Well this is interesting! When the R3 came out, I personally wished it had somewhere in the ballpark of 30mp. Still, the R3’s 24mp is a great sweet spot for those of us that spend all day shooting a sporting event and taking thousands of images. I spent a year letting the R5 replace my 1DXII and it crushed storage space and processing times for the workflow of processing an image from card pull-organizing-editing-exporting-delivering.
Also, being entirely honest, the R3 has been everything and more that I could have wanted. So if I ask myself “what would I improve?” This camera looks to address everything…hopefully the micro-HDMI is abolished from this earth. It’s like a 1up on the R3 and right in line with what I would expect with a 1-series.
The 16-bit DGO-RAW has me VERY intrigued.

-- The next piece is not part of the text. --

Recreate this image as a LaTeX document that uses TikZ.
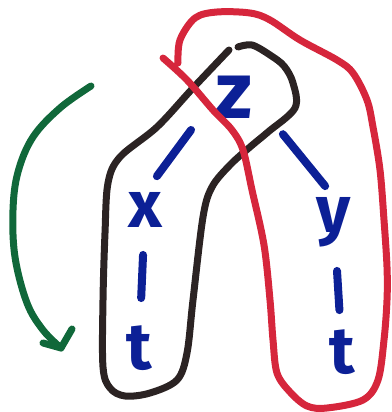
\documentclass[tikz,border=0pt]{standalone}
\usepackage{fontspec}
\setmainfont{Fira Sans}
\definecolor{inkblue}{RGB}{12,32,150}
\definecolor{inkblack}{RGB}{43,35,35}
\definecolor{inkred}{RGB}{214,38,60}
\definecolor{inkgreen}{RGB}{16,104,58}
\tikzset{
  letter/.style={inner sep=0pt, text=inkblue, font=\fontsize{66}{66}\selectfont\bfseries},
  treeedge/.style={draw=inkblue, line width=8pt, line cap=round},
  loopline/.style={line width=7pt, line cap=round, line join=round},
}
\begin{document}
\begin{tikzpicture}[x=1pt,y=-1pt]
\useasboundingbox (0,0) rectangle (391,412);
% letters
\node[letter, font=\fontsize{80}{80}\selectfont\bfseries] (z) at (234,97) {z};
\node[letter] (x) at (145,210) {x};
\node[letter] (t1) at (139,348) {t};
\node[letter] (y) at (334,222) {y};
\node[letter] (t2) at (342,352) {t};
% tree edges
\draw[treeedge, shorten <=41pt, shorten >=20pt] (z.west) -- (x.north);
\draw[treeedge, shorten <=48pt, shorten >=14pt] (z.east) -- (y.north);
\draw[treeedge, shorten <=45pt, shorten >=50pt] (x.center) -- (t1.center);
\draw[treeedge, shorten <=49pt, shorten >=42pt] (y.center) -- (t2.center);
% black loop
\draw[loopline, draw=inkblack] plot[smooth, tension=0.55] coordinates {
  (229,50) (193,88) (157,127) (120,157) (108,183) (105,233) (103,300)
  (103,367) (110,388) (125,396) (150,393) (177,380) (187,353) (193,300)
  (203,217) (212,187) (230,165) (250,147) (268,132) (295,108) (293,83)
  (284,66) (270,55) (252,45) (238,47)};
% red loop
\draw[loopline, draw=inkred] plot[smooth, tension=0.55] coordinates {
  (178,63) (180,40) (195,18) (217,12) (250,13) (270,20) (300,40) (337,60)
  (353,73) (367,100) (373,127) (380,170) (384,220) (387,267) (387,300)
  (384,340) (378,380) (363,400) (327,408) (307,406) (290,392) (277,373)
  (273,340) (270,300) (264,245) (252,190) (243,150) (232,130) (213,110)
  (187,80) (163,58)};
% green arrow
\coordinate (gt) at (61,348);
\draw[loopline, draw=inkgreen] plot[smooth, tension=0.6] coordinates {
  (91,86) (60,108) (33,137) (18,172) (13,210) (15,257) (27,303) (43,330) (61,348)};
\draw[loopline, draw=inkgreen] (43,343) -- (gt) -- (72,329);
\end{tikzpicture}
\end{document}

VERY... If I'm correct in my interpretation, this would mean the camera is simultaneously stacking the images from the dual gain sensor in camera, which creates a monstrous increase in dynamic range...in the cinema cameras that Canon offers with this technology, dynamic range can exceed 16-stops. On the downside, it decreases readout speeds and I believe some cameras have ghosting issues...so we'll see how this camera would potentially correct for that.
I have to wonder if this model will receive an improved IBIS high-resolution mode that could be handheld and not turn the camera into a brick while it works on creating the file. Hmm...I am very interested in these specs the more I keep looking at them.
I will admit this is not what I was expecting for individual, pie in the sky reasons. If these turn out to be the specs then I may end up keeping the R5 until the R5II is released and eventually replace my R3 bodies with R1 bodies. Resolution is something of beauty for my commercial and publishing work. 30mp is a great place, but now that I’ve tasted 45mp, I want at least that much or more if I want to replace the R5. Which is funny considering the days when I was pumped for 21mp, 30mp and even 15mp!
Side Note: If this camera has a 1/1,250 sec flash sync time then it would be the quickest readout speed of any previous rolling shutter camera. The sensor would be a marvel of engineering if Sony hadn't dropped the stacked sensor A9III...which I'm honestly applauding, but not impressed with after seeing how rotten it performs at ISO 12,800.
Sorry for the novel, but I'm sure we're all pretty excited to see this camera hit shelves in get into our hands.